In Dice, four teenage boys are on trial for a variety of offences after inventing a sex game based on rolling dice and doing what the numbers said in relation to three teenage girls. Twelve jurors, aged from 18 to 72 and coming from hugely varying backgrounds, beliefs and experiences, must decide whether any crimes were committed, and who should be punished.
“The fictionalised account of the case at hand is both timely, in light of local cases such as the ‘Roast Busters’ and numerous overseas examples, and sensitively handled in its presentation of victims and accused, allies and officials, and the everyday people as fish out of water,” said the judges.
“There is so much clever and surprising about Dice and how it is told. I don’t think a New Zealand novelist has made a better structural or narrative choice than its conclusion, or realised an idea with such emotional force, in recent reading.”
The daughter of former Listener editor Geoff Baylis, Baylis had always wanted to write novels but instead studied law at Victoria University, then lecturing there for 12 years, before moving to Rotorua and becoming a researcher on the trans-Tasman Jury Research project. This gave Baylis a rare opportunity to attend trials and then interview jurors about the cases, and a unique insight into the issues jurors face and how they reach their decisions.
Eventually her writing and legal passions blended into a PhD in creative writing from the International Institute of Modern Letters at Te Herenga Waka University, where Baylis worked on Dice alongside academic research into the novel’s themes.
Baylis’s triumph and joy was a scene with plenty of echoes for Wellington author Jennifer Lane, who won the same award at WORD Christchurch Festival in 2018, for her debut All Our Secrets, which like Baylis’s first novel had a long gestation of many years.
This year, Lane found herself onstage once more, making history as the winner of Best Kids/YA Book for Miracle, a smalltown mystery starring a bullied 14-year-old girl who is struggling to deal with a series of devastating events, and trying to clear her father’s name after he’s arrested for a brutal attack.
“Poignant and funny,” said the judges. “A strong sense of family permeates Lane’s tale, with a complex storyline and memorable, well-developed characters including a fascinating heroine with her authentic adolescent voice.”
By winning her second Ngaio Marsh Award, Lane joins a rare group of local storytellers to have multiple Ngaios, alongside Paul Cleave, Jacqueline Bublitz and Michael Bennett.
This year’s awards are only the second time there has been a special award for excellence in crime, mystery, thriller, or suspense writing for children and young adults.

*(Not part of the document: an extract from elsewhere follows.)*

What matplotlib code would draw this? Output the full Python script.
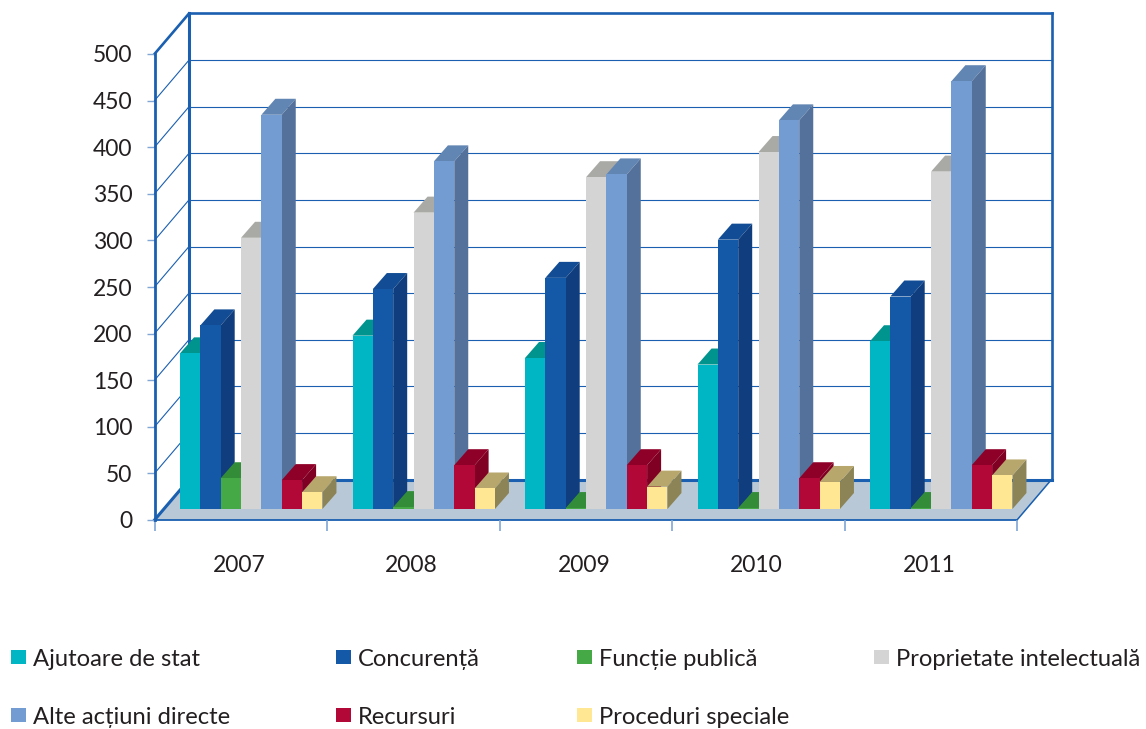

Lane’s fellow 2024 finalist Brian Falkner, a Kiwi storyteller based in Queensland, had won the first-ever Best Kids/YA prize in 2021 for Katipo Joe: Blitzkrieg, the first in his trilogy about a young Kiwi tasked with infiltrating Nazi Germany during the war.
The other Best Kids/YA finalists this year were Auckland author and accountant Diane Robinson for Nikolai’s Quest, a tale of a brother and sister in a Russian orphanage searching for the truth about their family, Hawke’s Bay teacher turned author Aaron Topp for Nor’East Swell, a YA tale that meshes mystery and thrills with surfing and mental health, and Tauranga writer Susan Brocker for Caged, which features a teenager from a homeless family getting entangled with a dangerous criminal network and trying to save abused dogs.
The Ngaio Marsh Awards hope to present a Best Kids/YA prize every two years, alternating with the biennial Best Non-Fiction Award that’s been running since 2017.